First, magnify the issue. A restricted oil filter means shorter engine life; a clogged air filter means greater fuel consumption. All of these little issues will add up, or new filters can cut them off at the pass.
Second, sell quality filters. If you treat the service as a cheap add-on line item, so will the customer. If the job is truly important for the ongoing performance of the vehicle, then you should be recommending the best products for the job.
Here is what to look for:
An air filter is a critical component for the health of an engine, which can be ruined by only a few ounces of dirt. A cheap filter with the wrong design and media can change fuel trims, turn on the Check Engine light and even damage hot wire mass airflow sensors.
Selecting the right filter is not only about having the correct media, but it’s also about how the filter is made. If the endcaps or seals leak when in the air box, the engine’s life will be shortened.
According to the Filter Manufacturer’s Council, filter manufacturers have between 50 and 75 different filter media grades at their disposal. One reason for such a variety is the ability to control a certain size of particle contamination. The ultimate goal for the manufacturer is to balance filtration performance with the desired cleanliness level.

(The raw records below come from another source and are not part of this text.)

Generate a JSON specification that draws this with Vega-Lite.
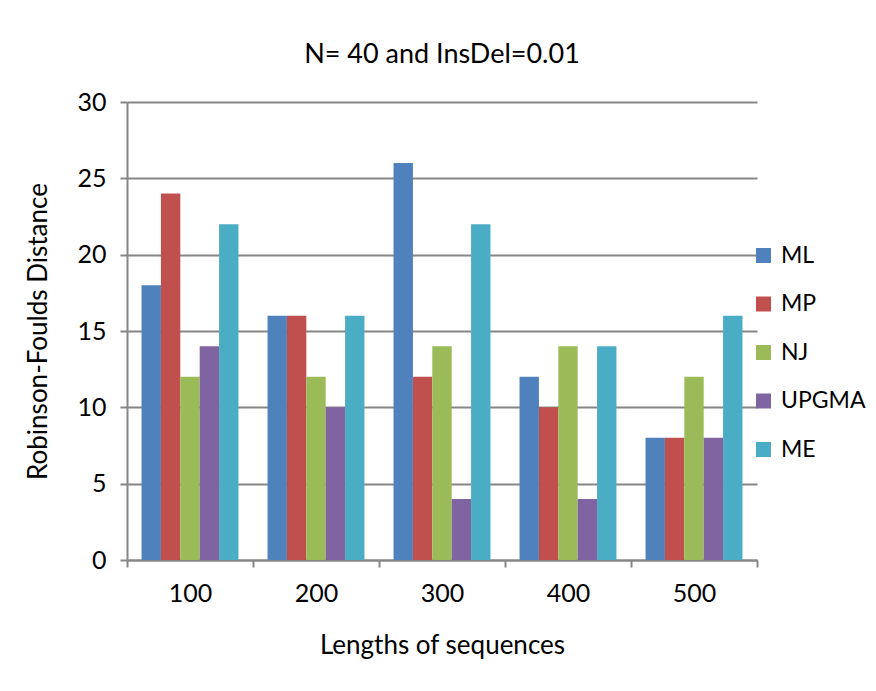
{
  "$schema": "https://vega.github.io/schema/vega-lite/v6.json",
  "width": 630,
  "height": 458,
  "autosize": {"type": "none"},
  "padding": {"left": 127, "top": 102, "right": 119, "bottom": 131},
  "background": "white",
  "title": {"text": "N= 40 and InsDel=0.01", "fontSize": 27, "fontWeight": "normal", "font": "Lato", "color": "#000000", "anchor": "middle", "offset": 21},
  "data": {"values": [
    {"len": "100", "method": "ML", "rf": 18},
    {"len": "100", "method": "MP", "rf": 24},
    {"len": "100", "method": "NJ", "rf": 12},
    {"len": "100", "method": "UPGMA", "rf": 14},
    {"len": "100", "method": "ME", "rf": 22},
    {"len": "200", "method": "ML", "rf": 16},
    {"len": "200", "method": "MP", "rf": 16},
    {"len": "200", "method": "NJ", "rf": 12},
    {"len": "200", "method": "UPGMA", "rf": 10},
    {"len": "200", "method": "ME", "rf": 16},
    {"len": "300", "method": "ML", "rf": 26},
    {"len": "300", "method": "MP", "rf": 12},
    {"len": "300", "method": "NJ", "rf": 14},
    {"len": "300", "method": "UPGMA", "rf": 4},
    {"len": "300", "method": "ME", "rf": 22},
    {"len": "400", "method": "ML", "rf": 12},
    {"len": "400", "method": "MP", "rf": 10},
    {"len": "400", "method": "NJ", "rf": 14},
    {"len": "400", "method": "UPGMA", "rf": 4},
    {"len": "400", "method": "ME", "rf": 14},
    {"len": "500", "method": "ML", "rf": 8},
    {"len": "500", "method": "MP", "rf": 8},
    {"len": "500", "method": "NJ", "rf": 12},
    {"len": "500", "method": "UPGMA", "rf": 8},
    {"len": "500", "method": "ME", "rf": 16}
  ]},
  "mark": {"type": "bar"},
  "encoding": {
    "x": {
      "field": "len", "type": "nominal",
      "scale": {"paddingInner": 0, "paddingOuter": 0},
      "axis": {
        "title": "Lengths of sequences", "titleFontSize": 26, "titleFontWeight": "normal", "titleFont": "Lato", "titleColor": "#000000", "titlePadding": 26,
        "labelAngle": 0, "labelFontSize": 25, "labelFont": "Lato", "labelColor": "#000000", "labelPadding": 14,
        "tickBand": "extent", "tickSize": 7, "tickColor": "#868686", "tickWidth": 2,
        "domainColor": "#868686", "domainWidth": 2, "grid": false
      }
    },
    "xOffset": {"field": "method", "type": "nominal", "sort": ["ML", "MP", "NJ", "UPGMA", "ME"], "scale": {"paddingInner": 0, "paddingOuter": 0.75}},
    "y": {
      "field": "rf", "type": "quantitative",
      "scale": {"domain": [0, 30], "nice": false},
      "axis": {
        "title": "Robinson-Foulds Distance", "titleFontSize": 26, "titleFontWeight": "normal", "titleFont": "Lato", "titleColor": "#000000", "titlePadding": 25,
        "values": [0, 5, 10, 15, 20, 25, 30],
        "labelFontSize": 25, "labelFont": "Lato", "labelColor": "#000000", "labelPadding": 14,
        "tickSize": 7, "tickColor": "#868686", "tickWidth": 2,
        "domainColor": "#868686", "domainWidth": 2,
        "grid": true, "gridColor": "#868686", "gridWidth": 2
      }
    },
    "color": {
      "field": "method", "type": "nominal",
      "sort": ["ML", "MP", "NJ", "UPGMA", "ME"],
      "scale": {"domain": ["ML", "MP", "NJ", "UPGMA", "ME"], "range": ["#4F81BD", "#C0504D", "#9BBB59", "#8064A2", "#4BACC6"]},
      "legend": {
        "title": null, "orient": "none", "legendX": 625, "legendY": 142,
        "symbolType": "square", "symbolSize": 225, "symbolStrokeWidth": 0,
        "labelFontSize": 23, "labelFont": "Lato", "labelColor": "#000000", "labelOffset": 6,
        "rowPadding": 24.5
      }
    }
  },
  "config": {"view": {"stroke": null}}
}
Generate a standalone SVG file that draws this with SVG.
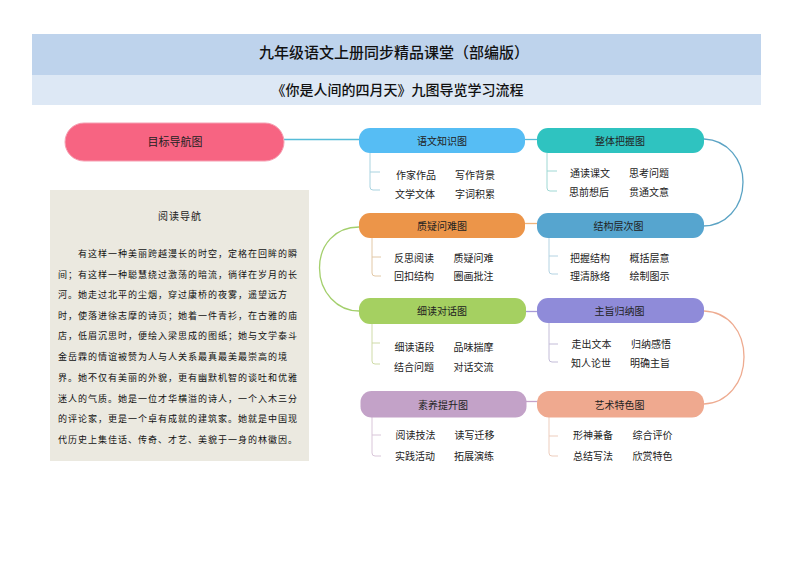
<svg xmlns="http://www.w3.org/2000/svg" width="794" height="561" viewBox="0 0 794 561">
<style>
text{font-family:"Noto Sans CJK SC","Noto Sans",sans-serif;fill:#222}
.h1{font-weight:500;text-anchor:middle;fill:#111}
.n{font-size:10px;text-anchor:middle}
.l{font-size:10px;text-anchor:middle}
.p{font-size:9px;letter-spacing:1px;fill:#111}
.c{fill:none;stroke-width:1.3}
.b{fill:none;stroke-width:1}
</style>
<rect x="32" y="34" width="729" height="41" fill="#bed3ec"/>
<rect x="32" y="75" width="729" height="30" fill="#dde8f5"/>
<text class="h1" x="394" y="58" style="font-size:15px">九年级语文上册同步精品课堂&#xFF08;部编版&#xFF09;</text>
<text class="h1" x="397.500" y="95" style="font-size:14px">《你是人间的四月天》九图导览学习流程</text>
<g id="connectors">
<path class="c" d="M284 139.500H360" stroke="#56bcd8"/>
<path class="c" d="M524 139.500H537" stroke="#56bcd8"/>
<path class="c" d="M704 139C728 140 743 160 743 182C743 208 725 226 703 226" stroke="#5ba3c4"/>
<path class="c" d="M525 223.500H537" stroke="#f0b47c"/>
<path class="c" d="M359 227C335 227 319.500 245 319.500 268C319.500 292 337 311 359 311" stroke="#a3cf6c"/>
<path class="c" d="M526 311.500H537" stroke="#a79ad6"/>
<path class="c" d="M704 311C728 312 744 331 744 357C744 383 727 403 704 404" stroke="#eeab90"/>
<path class="c" d="M526 401.500H537" stroke="#c5a3c9"/>
<path class="b" stroke="#a9d3e0" d="M370 153V187Q370 190 373 190H380M370 172H380"/>
<path class="b" stroke="#9fd8d4" d="M547 153V188Q547 191 550 191H557M547 171H557"/>
<path class="b" stroke="#e2c8a6" d="M372 238V273Q372 276 375 276H381M372 257H381"/>
<path class="b" stroke="#b4d3e2" d="M549 238V271Q549 274 552 274H558M549 256H558"/>
<path class="b" stroke="#cfdba8" d="M372 323V361Q372 364 375 364H380M372 343H380"/>
<path class="b" stroke="#c3bcd8" d="M549 323V359Q549 362 552 362H558M549 344H558"/>
<path class="b" stroke="#d9c6d9" d="M372 417V453Q372 456 375 456H381M372 435H381"/>
<path class="b" stroke="#edcdbd" d="M549 417V453Q549 456 552 456H558M549 436H558"/>
</g>
<g id="goal"><rect x="65" y="123" width="219" height="38" rx="19" fill="#f76482" stroke="#f5a0b2"/><text class="n" x="175" y="145.500" style="font-size:11px">目标导航图</text></g>
<g id="reading">
<rect x="50" y="190" width="259" height="271" fill="#ebe9e0"/>
<text x="180" y="220" text-anchor="middle" style="font-size:10px;letter-spacing:1px" fill="#111">阅读导航</text>
<text class="p" x="78" y="256.500">有这样一种美丽跨越漫长的时空&#xFF0C;定格在回眸的瞬</text>
<text class="p" x="58" y="277.500">间&#xFF1B;有这样一种聪慧绕过激荡的暗流&#xFF0C;徜徉在岁月的长</text>
<text class="p" x="58" y="298">河。她走过北平的尘烟&#xFF0C;穿过康桥的夜雾&#xFF0C;遥望远方</text>
<text class="p" x="58" y="319">时&#xFF0C;使落进徐志摩的诗页&#xFF1B;她着一件青衫&#xFF0C;在古雅的庙</text>
<text class="p" x="58" y="339">店&#xFF0C;低眉沉思时&#xFF0C;便绘入梁思成的图纸&#xFF1B;她与文学泰斗</text>
<text class="p" x="58" y="360">金岳霖的情谊被赞为人与人关系最真最美最崇高的境</text>
<text class="p" x="58" y="381">界。她不仅有美丽的外貌&#xFF0C;更有幽默机智的谈吐和优雅</text>
<text class="p" x="58" y="402">迷人的气质。她是一位才华横溢的诗人&#xFF0C;一个入木三分</text>
<text class="p" x="58" y="422">的评论家&#xFF0C;更是一个卓有成就的建筑家。她就是中国现</text>
<text class="p" x="58" y="443">代历史上集佳话、传奇、才艺、美貌于一身的林徽因。</text>
</g>
<g id="n1"><rect x="359" y="128" width="166" height="25" rx="11" fill="#56bdf4"/><text class="n" x="442" y="145">语文知识图</text>
<text class="l" x="416" y="178.500">作家作品</text><text class="l" x="475" y="178.500">写作背景</text><text class="l" x="415" y="197.500">文学文体</text><text class="l" x="475" y="197.500">字词积累</text></g>
<g id="n2"><rect x="537" y="128" width="167" height="25" rx="11" fill="#2fc3c0"/><text class="n" x="620" y="145">整体把握图</text>
<text class="l" x="590" y="176.500">通读课文</text><text class="l" x="649" y="176.500">思考问题</text><text class="l" x="589" y="195.500">思前想后</text><text class="l" x="649" y="195.500">贯通文意</text></g>
<g id="n3"><rect x="359" y="213" width="166" height="25" rx="11" fill="#ec9549"/><text class="n" x="442" y="229.500">质疑问难图</text>
<text class="l" x="414" y="261.500">反思阅读</text><text class="l" x="473.500" y="261.500">质疑问难</text><text class="l" x="414" y="280">回扣结构</text><text class="l" x="473.500" y="280">圈画批注</text></g>
<g id="n4"><rect x="537" y="213" width="167" height="25" rx="11" fill="#56a5cf"/><text class="n" x="618.500" y="229.500">结构层次图</text>
<text class="l" x="590" y="261.500">把握结构</text><text class="l" x="649.500" y="261.500">概括层意</text><text class="l" x="590" y="280">理清脉络</text><text class="l" x="649.500" y="280">绘制图示</text></g>
<g id="n5"><rect x="359" y="298" width="167" height="26" rx="11" fill="#a5d061"/><text class="n" x="442" y="315">细读对话图</text>
<text class="l" x="414.500" y="350.500">细读语段</text><text class="l" x="473.500" y="350.500">品味揣摩</text><text class="l" x="414" y="370.500">结合问题</text><text class="l" x="473.500" y="370.500">对话交流</text></g>
<g id="n6"><rect x="537" y="298" width="167" height="25" rx="11" fill="#8f8bd9"/><text class="n" x="619.500" y="315">主旨归纳图</text>
<text class="l" x="591.500" y="347.500">走出文本</text><text class="l" x="651" y="347.500">归纳感悟</text><text class="l" x="591" y="366.500">知人论世</text><text class="l" x="650" y="366.500">明确主旨</text></g>
<g id="n7"><rect x="360.500" y="391" width="166" height="26.500" rx="11" fill="#c3a2c8"/><text class="n" x="443" y="408.500">素养提升图</text>
<text class="l" x="415.500" y="438.500">阅读技法</text><text class="l" x="474.500" y="438.500">读写迁移</text><text class="l" x="415" y="459.500">实践活动</text><text class="l" x="474" y="459.500">拓展演练</text></g>
<g id="n8"><rect x="537" y="391" width="167" height="26.500" rx="12" fill="#efa98f"/><text class="n" x="619.500" y="408.500">艺术特色图</text>
<text class="l" x="593" y="438.500">形神兼备</text><text class="l" x="652.500" y="438.500">综合评价</text><text class="l" x="593" y="459.500">总结写法</text><text class="l" x="652.500" y="459.500">欣赏特色</text></g>
</svg>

The correct filter for an application will have a good balance between efficiency and capacity for the application in which it’s used. Using a filter with a very high efficiency may lower the dirt-holdling capacity of the filter enough to shorten the life of the filter on the application, increasing the risk of the system going into by-pass.
Cabin Air Filters
According to a study from WIX Filters, Americans spent 5.5 billion hours in traffic jams in 2011. This works out to be an average of 38 hours a year that a driver is breathing air inside his/her vehicle, while caught in traffic. Cabin air filters are designed to capture contaminants, such as soot, dirt and other airborne pollutants, before they can enter the vehicle.
Quality cabin air filters are capable of trapping 100% of particles that are 3 microns or larger in size, and 95% to 99% of particles that are 3 microns or less. Premium filter media can trap particulates down to 0.001 microns in size. Cabin air filters work in similar fashion to oil, air and fuel filters, and must be changed because they have a finite life. However, cabin air filters often go unchanged because most car owners do not realize their vehicle even has a cabin filter.